Attractive brochure produced by the state printing office advertising the Central Valley Project, California's massive irrigation project which moved water from Shasta Dam and Friant Dam to the Central Valley. When started, this irrigation project was the world's largest and formed an important part of the New Deal agenda ("the largest conservation project in the history of man").

The map includes numerous drawings of the Shasta Dam and Friant Dam, then under construction. To emphasize the height of these projects, they are compared to the Bay Bridge and the Sun Tower at UC Berkeley, showing a San Francisco focus. Numerous notes emphasize the power generation and irrigation potentials of the project. Interestingly, it advertises the project as a "$ 228,000,000 defense against flood and drought."

This brochure also includes a birdseye view of California as seen from the Pacific, based on one created for their 1938 brochure. Here updated, it shows major waterways in the state, focusing on the dams under construction.

The Central Valley Project

In 1873, Barton S. Alexander completed a report for the U.S. Army Corps of Engineers that was the first attempt at creating a Central Valley Project as a means of delivering water from Northern California to the Central Valley. In 1904, the Bureau of Reclamation (then the Reclamation Service) first became interested in creating such a water project, but did not get further involved until a series of droughts and related disasters occurred in the early 1920s.

The State of California passed the Central Valley Project Act in 1933, which authorized Reclamation to sell revenue bonds in order to raise about $170 million for the project.

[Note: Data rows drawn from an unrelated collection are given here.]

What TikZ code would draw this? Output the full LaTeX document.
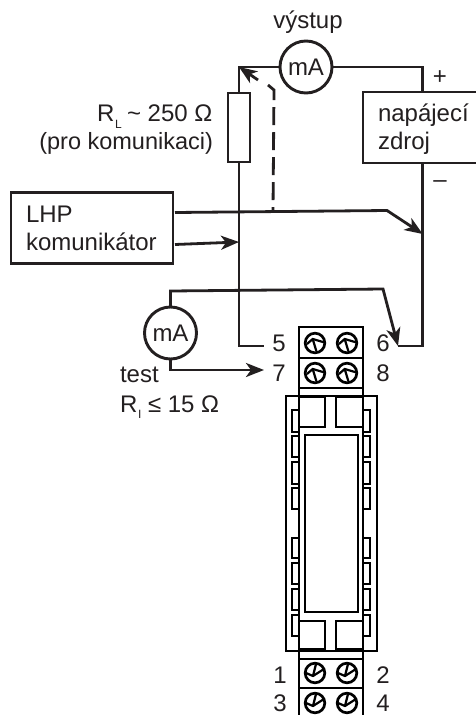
\documentclass[tikz,border=0pt]{standalone}
\usepackage{fontspec}
\setmainfont{Liberation Sans}
\usetikzlibrary{arrows.meta,calc}
\definecolor{ink}{HTML}{231F20}
\tikzset{
  wire/.style={draw=ink,line width=2.8pt,line join=miter},
  part/.style={draw=ink,line width=2.9pt,fill=white,inner sep=0pt,outer sep=0pt},
  meter/.style={part,circle,minimum size=52pt,font=\fontsize{24}{26}\selectfont,text=ink},
  box/.style={part,rectangle},
  lab/.style={inner sep=0pt,outer sep=0pt,anchor=base west,font=\fontsize{24}{26}\selectfont,text=ink},
  labr/.style={lab,anchor=base east},
  labc/.style={lab,anchor=base},
  subs/.style={lab,font=\fontsize{12}{12}\selectfont},
  head/.style={-{Stealth[length=18pt,width=14pt,inset=5pt]}},
  rail/.style={draw=black,line width=2.9pt,fill=white},
  railb/.style={draw=black,line width=2.9pt}
}
\newcommand{\screwtop}[1]{%
  \draw[railb,line width=2.7pt] (#1) circle[radius=9.8pt];
  \draw[draw=black,line width=2.2pt] ($(#1)+(-8,1)$) -- ($(#1)+(-2.3,-4)$) -- ($(#1)+(9,-0.7)$);
  \draw[draw=black,line width=2.2pt] ($(#1)+(-2.3,-4)$) -- ($(#1)+(1.3,8)$);
}
\newcommand{\screwbot}[1]{%
  \draw[railb,line width=2.7pt] (#1) circle[radius=9.8pt];
  \draw[draw=black,line width=2.2pt] ($(#1)+(-9,0)$) -- ($(#1)+(-2,3)$) -- ($(#1)+(9,-4)$);
  \draw[draw=black,line width=2.2pt] ($(#1)+(1,-9)$) -- ($(#1)+(-2,3)$);
}
\begin{document}
\begin{tikzpicture}[x=1pt,y=-1pt]
\useasboundingbox (0,0) rectangle (476,715);
\clip (0,0) rectangle (476,715);
\fill[white] (0,0) rectangle (476,715);
% named junctions
\coordinate (tl) at (239,67);
\coordinate (tr) at (422.7,67);
\coordinate (t5) at (264,346);
\coordinate (c5) at (239,346);
\coordinate (c6) at (422.7,346);
\coordinate (t6) at (398,346);
\coordinate (k6) at (383,289);
\coordinate (k0) at (170.5,291);
\coordinate (t7) at (264,370);
\coordinate (k7) at (170.5,370);
\coordinate (ja) at (422.7,234);
\coordinate (jb) at (387,210.5);
\coordinate (la) at (175,212.5);
\coordinate (lb) at (175,244.5);
\coordinate (jc) at (239,242);
\coordinate (da) at (273,211);
\coordinate (db) at (274,90);
\coordinate (dc) at (268,85);
\coordinate (aa) at (258,80);
% parts
\node[meter] (m1) at (306,67) {mA};
\node[meter] (m2) at (170.5,333) {mA};
\node[box,minimum width=22pt,minimum height=69pt] (res) at (239,127.5) {};
\node[box,minimum width=130pt,minimum height=71pt] (sup) at (428,127.5) {};
\node[box,minimum width=162pt,minimum height=71pt] (lhp) at (92,228.3) {};
% wires
\draw[wire] (m1.west) -- (tl) -- (res.north);
\draw[wire] (m1.east) -- (tr) -- (tr |- sup.north);
\draw[wire] (res.south) -- (c5) -- (t5);
\draw[wire] (tr |- sup.south) -- (c6) -- (t6);
\draw[wire,dash pattern=on 18pt off 7pt] (dc) -- (db) -- (da);
\draw[wire,head] (aa) -- (tl);
\draw[wire,head] (la) -- (jb) -- (ja);
\draw[wire,head] (lb) -- (jc);
\draw[wire,head] (m2.south) -- (k7) -- (t7);
\draw[wire,head] (m2.north) -- (k0) -- (k6) -- (t6);
% texts
\node[labc] (t1) at (308,28) {výstup};
\node[labc] (plus) at (440,84) {+};
\node[labc] (minus) at (440,187) {–};
\node[lab] (t2) at (378,121) {napájecí};
\node[lab] (t3) at (378,149) {zdroj};
\node[lab] (t4) at (26,222) {LHP};
\node[lab] (t5t) at (26,250) {komunikátor};
\node[lab] (r1) at (97,121) {R};
\node[subs] (r2) at (115,128) {L};
\node[lab] (r3) at (127,121) {\char"007E\ 250 Ω};
\node[labr,font=\fontsize{23.5}{26}\selectfont] (r4) at (213,149) {(pro komunikaci)};
\node[lab] (t6t) at (120,382) {test};
\node[lab] (t7t) at (120,412) {R};
\node[subs] (t8) at (138,418) {I};
\node[lab] (t9) at (148,412) {≤ 15 Ω};
\node[labc] (n5) at (279,351) {5};
\node[labc] (n7) at (279,381) {7};
\node[labc] (n6) at (383,351) {6};
\node[labc] (n8) at (383,381) {8};
\node[labc] (n1) at (280,683) {1};
\node[labc] (n3) at (280,711) {3};
\node[labc] (n2) at (383,683) {2};
\node[labc] (n4) at (383,711) {4};
% device
\draw[rail] (286,396) rectangle (377,651);
\foreach \a/\b in {410/432,436/457,462/484,488/509,538/558,563/584,589/610,615/636}{
  \draw[rail,line width=2.7pt] (292,\a) rectangle (299,\b);
  \draw[rail,line width=2.7pt] (363,\a) rectangle (370,\b);
}
\draw[railb] (299,388) -- (299,660);
\draw[railb] (363,388) -- (363,660);
\draw[rail] (299,397) rectangle (325,427);
\draw[rail] (336,397) rectangle (363,427);
\draw[rail] (299,621) rectangle (325,649);
\draw[rail] (336,621) rectangle (363,649);
\draw[rail] (305,435) rectangle (358,612);
\draw[rail] (299,327) rectangle (363,358);
\draw[rail] (299,358) rectangle (363,388);
\draw[rail] (299,659) rectangle (363,688);
\draw[rail] (299,688) rectangle (363,720);
\foreach \x in {315,347}{
  \screwtop{\x,343}
  \screwtop{\x,373}
  \screwbot{\x,673}
  \screwbot{\x,703}
}
\end{tikzpicture}
\end{document}
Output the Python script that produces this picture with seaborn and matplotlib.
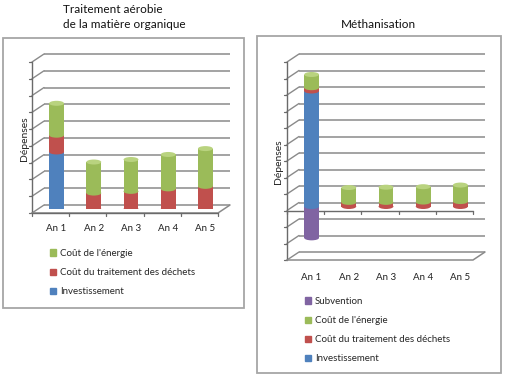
import numpy as np
import pandas as pd
import matplotlib
matplotlib.use("Agg")
import matplotlib.pyplot as plt
import seaborn as sns
from matplotlib.patches import Ellipse, Rectangle, Patch

# ---------------- data ----------------
years = ["An 1", "An 2", "An 3", "An 4", "An 5"]

aer_investissement = [3.4, 0, 0, 0, 0]
aer_dechets = [1.0, 0.95, 1.05, 1.2, 1.35]
aer_energie = [1.9, 1.85, 1.9, 2.05, 2.25]

meth_subvention = [-1.9, 0, 0, 0, 0]
meth_investissement = [7.0, 0, 0, 0, 0]
meth_dechets = [0.2, 0.25, 0.25, 0.27, 0.3]
meth_energie = [0.8, 0.9, 0.92, 0.93, 1.0]

lbl_inv = "Investissement"
lbl_dech = "Coût du traitement des déchets"
lbl_ener = "Coût de l'énergie"
lbl_subv = "Subvention"
title_left = "Traitement aérobie\nde la matière organique"
title_right = "Méthanisation"
ylabel = "Dépenses"

C_BLUE = "#4F81BD"
C_RED = "#C0504D"
C_GREEN = "#9BBB59"
C_PURPLE = "#8064A2"
C_GREEN_TOP = "#B9D37F"
GRID = "#8a8a8a"
AXC = "#6a6a6a"

sns.set_style("white")
plt.rcParams["font.family"] = ["Lato", "DejaVu Sans"]

W, H = 505, 378
fig = plt.figure(figsize=(W / 100, H / 100), dpi=100)

ov = fig.add_axes([0, 0, 1, 1], zorder=0)
ov.set_xlim(0, W)
ov.set_ylim(H, 0)
ov.axis("off")

DX, DY = 12, 8  # depth offset in px


def make_panel(x0, x1, yb, yt, vmin, vmax, cat_axis_v):
    ppu = (yb - yt) / (vmax - vmin)

    def px(xv, v, d):
        return (x0 + (xv + 0.5) / 5 * (x1 - x0) + d * DX,
                yb - (v - vmin) * ppu - d * DY)

    # back wall gridlines + left wall diagonals
    for v in range(vmin, vmax + 1):
        a = px(-0.5, v, 1); b = px(4.5, v, 1)
        ov.plot([a[0], b[0]], [a[1], b[1]], color=GRID, lw=1.1, solid_capstyle="butt")
        f = px(-0.5, v, 0)
        ov.plot([f[0], a[0]], [f[1], a[1]], color=GRID, lw=1.0)
        ov.plot([f[0] - 3, f[0]], [f[1], f[1]], color=AXC, lw=0.9)
    # front vertical axis
    a = px(-0.5, vmin, 0); b = px(-0.5, vmax, 0)
    ov.plot([a[0], b[0]], [a[1], b[1]], color=AXC, lw=1.0)
    # floor
    a = px(-0.5, vmin, 0); b = px(4.5, vmin, 0); c = px(4.5, vmin, 1)
    ov.plot([a[0], b[0], c[0]], [a[1], b[1], c[1]], color=GRID, lw=1.1)
    # category axis
    a = px(-0.5, cat_axis_v, 0); b = px(4.5, cat_axis_v, 0)
    ov.plot([a[0], b[0]], [a[1], b[1]], color=AXC, lw=1.0)
    for k in range(6):
        t = px(k - 0.5, cat_axis_v, 0)
        ov.plot([t[0], t[0]], [t[1], t[1] + 3], color=AXC, lw=0.9)

    # bar-plane axes
    l = x0 + DX / 2; r = x1 + DX / 2
    top = yt - DY / 2; bot = yb - DY / 2
    ax = fig.add_axes([l / W, 1 - bot / H, (r - l) / W, (bot - top) / H], zorder=2)
    ax.patch.set_visible(False)
    ax.set_xlim(-0.5, 4.5)
    ax.set_ylim(vmin, vmax)
    for s in ax.spines.values():
        s.set_visible(False)
    return ax, ppu


def stacked_cylinders(ax, ppu, segs, colors, top_color, neg=None):
    cums = np.cumsum(np.array(segs, dtype=float), axis=0)
    df = pd.DataFrame({"year": years})
    for i in range(len(segs) - 1, -1, -1):
        df["v"] = cums[i]
        sns.barplot(data=df, x="year", y="v", color=colors[i], saturation=1,
                    width=0.4, ax=ax, linewidth=0, errorbar=None)
    if neg is not None:
        df["v"] = neg[0]
        sns.barplot(data=df, x="year", y="v", color=neg[1], saturation=1,
                    width=0.4, ax=ax, linewidth=0, errorbar=None)
    eh = 5 / ppu
    for j in range(len(years)):
        if neg is not None and neg[0][j] != 0:
            ax.add_patch(Ellipse((j, neg[0][j]), 0.4, eh, color=neg[1], lw=0, zorder=3))
        base = 0.0
        for i in range(len(segs)):
            if segs[i][j] != 0:
                ax.add_patch(Ellipse((j, base), 0.4, eh, color=colors[i], lw=0, zorder=3))
            base = cums[i][j]
        ax.add_patch(Ellipse((j, base), 0.4, eh, color=top_color, lw=0, zorder=4))
    ax.set_xlabel("")
    ax.set_yticks([])


# ---------------- left panel ----------------
axL, ppuL = make_panel(32, 218, 213, 62, 0, 9, 0)
stacked_cylinders(axL, ppuL, [aer_investissement, aer_dechets, aer_energie],
                  [C_BLUE, C_RED, C_GREEN], C_GREEN_TOP)
axL.tick_params(axis="x", length=0, pad=11, labelsize=7, labelcolor="#222222")
axL.set_ylabel(ylabel, fontsize=7.5, va="center", color="#222222")
axL.yaxis.set_label_coords((24 - 38) / 186, 1 - (139 - 58) / 151)

# ---------------- right panel ----------------
axR, ppuR = make_panel(287, 473, 260, 62, -3, 9, 0)
stacked_cylinders(axR, ppuR, [meth_investissement, meth_dechets, meth_energie],
                  [C_BLUE, C_RED, C_GREEN], C_GREEN_TOP,
                  neg=(meth_subvention, C_PURPLE))
axR.tick_params(axis="x", length=0, pad=12, labelsize=7, labelcolor="#222222")
axR.set_ylabel(ylabel, fontsize=7.5, va="center", color="#222222")
axR.yaxis.set_label_coords((278 - 293) / 186, 1 - (162 - 58) / 198)

# ---------------- frames ----------------
ov.add_patch(Rectangle((2.5, 37.5), 241.5, 270, fill=False, ec="#a6a6a6", lw=1.3))
ov.add_patch(Rectangle((256.5, 35.5), 244.5, 337, fill=False, ec="#a6a6a6", lw=1.3))

# ---------------- titles ----------------
fig.text(63 / W, 1 - 4 / H, title_left, ha="left", va="top", fontsize=8.5,
         linespacing=1.4, color="#111111")
fig.text(378 / W, 1 - 24 / H, title_right, ha="center", va="center", fontsize=8.5,
         color="#111111")

# ---------------- legends ----------------
hL = [Patch(color=C_GREEN, label=lbl_ener), Patch(color=C_RED, label=lbl_dech),
      Patch(color=C_BLUE, label=lbl_inv)]
hR = [Patch(color=C_PURPLE, label=lbl_subv)] + hL
common = dict(loc="upper left", frameon=False, borderpad=0, borderaxespad=0,
              fontsize=7, handlelength=0.6, handleheight=0.6, handletextpad=0.4,
              labelspacing=1.03, bbox_transform=fig.transFigure)
fig.legend(handles=hL, bbox_to_anchor=(50 / W, 1 - 249 / H), **common)
fig.legend(handles=hR, bbox_to_anchor=(305 / W, 1 - 297 / H), **common)

fig.savefig("out.png", dpi=100)
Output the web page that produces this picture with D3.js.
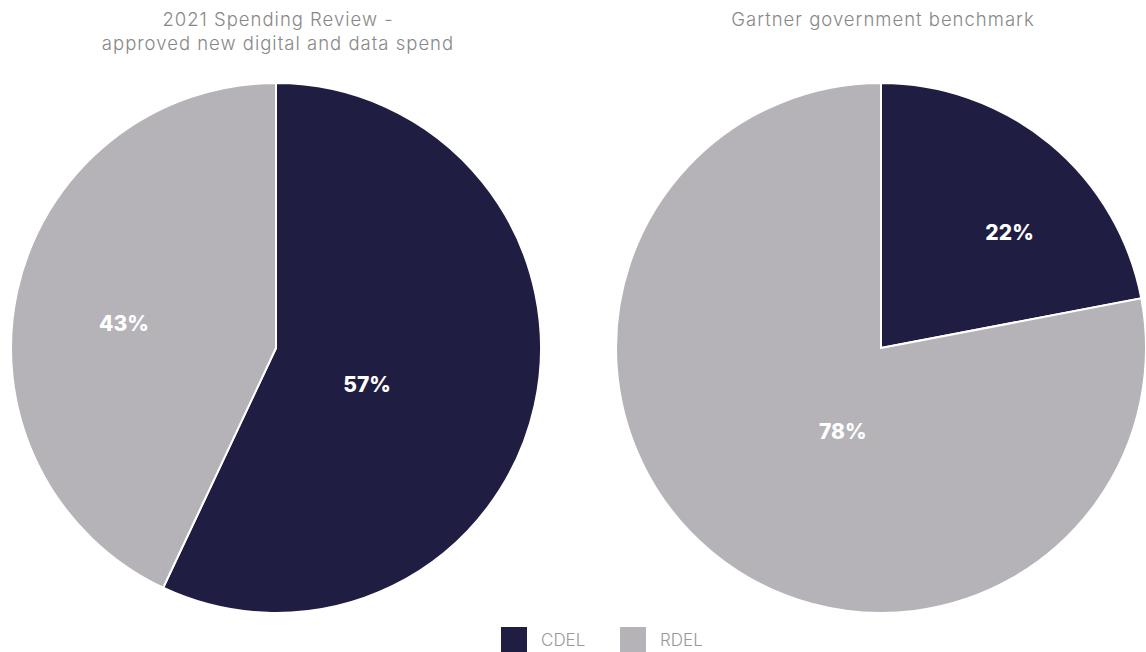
<!DOCTYPE html>
<html>
<head>
<meta charset="utf-8">
<script src="https://cdn.jsdelivr.net/npm/d3@7"></script>
<style>
  body { margin: 0; background: #fff; }
  text { font-family: Inter, 'Noto Sans', sans-serif; }
</style>
</head>
<body>
<svg id="chartSVG"></svg>
<script>
var chartWidth = 1146
var chartHeight = 652
var categories = ['CDEL', 'RDEL']
var categoryColors = ['#1f1d42', '#b5b3b8']
var spendingReviewValues = [57, 43]
var gartnerValues = [22, 78]
var chartTitles = [['2021 Spending Review -', 'approved new digital and data spend'], ['Gartner government benchmark']]

// label placement tweaks (angle shift in degrees, radius in px) per slice
var labelPlacement = [
    [[9, 98], [-3.6, 154]],
    [[8.4, 173], [-15, 92]]
]

var pieRadius = 265
var pieCenters = [[276, 348], [881, 348]]

var svg = d3.select('#chartSVG')
    .attr('width', chartWidth)
    .attr('height', chartHeight)

var colorScale = d3.scaleOrdinal().domain(categories).range(categoryColors)
var pie = d3.pie().sort(null).value(function (d) { return d.value })
var arc = d3.arc().innerRadius(0).outerRadius(pieRadius)

var datasets = [spendingReviewValues, gartnerValues]

datasets.forEach(function (values, k) {
    var rows = categories.map(function (c, i) { return { cat: c, value: values[i] } })
    var layer = svg.append('g')
        .attr('transform', 'translate(' + pieCenters[k][0] + ', ' + pieCenters[k][1] + ')')
    var arcs = pie(rows)
    layer.selectAll('path')
        .data(arcs)
        .enter()
        .append('path')
        .attr('d', arc)
        .attr('fill', function (d) { return colorScale(d.data.cat) })
        .attr('stroke', '#fff')
        .attr('stroke-width', 2)
    layer.selectAll('.pieLabel')
        .data(arcs)
        .enter()
        .append('text')
        .attr('class', 'pieLabel')
        .attr('transform', function (d, i) {
            var mid = (d.startAngle + d.endAngle) / 2 + labelPlacement[k][i][0] * Math.PI / 180
            var r = labelPlacement[k][i][1]
            return 'translate(' + (Math.sin(mid) * r) + ', ' + (-Math.cos(mid) * r) + ')'
        })
        .attr('text-anchor', 'middle')
        .attr('dy', '0.36em')
        .attr('fill', '#fff')
        .style('font-size', '21px')
        .style('font-weight', 800)
        .text(function (d) { return d.data.value + '%' })

    var title = svg.append('text')
        .attr('x', pieCenters[k][0] + 2)
        .attr('y', 26)
        .attr('text-anchor', 'middle')
        .attr('fill', '#888')
        .style('font-size', '18.5px')
        .style('font-weight', 300)
        .style('letter-spacing', '1px')
    chartTitles[k].forEach(function (line, j) {
        title.append('tspan')
            .attr('x', pieCenters[k][0] + 2)
            .attr('dy', j === 0 ? 0 : 24)
            .text(line)
    })
})

// legend
var legend = svg.append('g').attr('transform', 'translate(501, 627)')
var legendItems = legend.selectAll('g')
    .data(categories)
    .enter()
    .append('g')
    .attr('transform', function (d, i) { return 'translate(' + (i * 119) + ', 0)' })
legendItems.append('rect')
    .attr('width', 26)
    .attr('height', 25)
    .attr('fill', function (d) { return colorScale(d) })
legendItems.append('text')
    .attr('x', 40)
    .attr('y', 19)
    .attr('fill', '#999')
    .style('font-size', '17px')
    .style('font-weight', 300)
    .text(function (d) { return d })
</script>
</body>
</html>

Unfortunately, because of insufficient money in the state's treasury and the coincidence with the Great Depression, California turned to the national government for funding to build the project. This resulted in several transfers of the project between California and the federal government, and between Reclamation and the Army Corps of Engineers.

The first dams and canals of the project started going up in the late 1930s, and the last facilities were completed in the early 1970s.

Condition Description
Folding brochure. Printed both sides.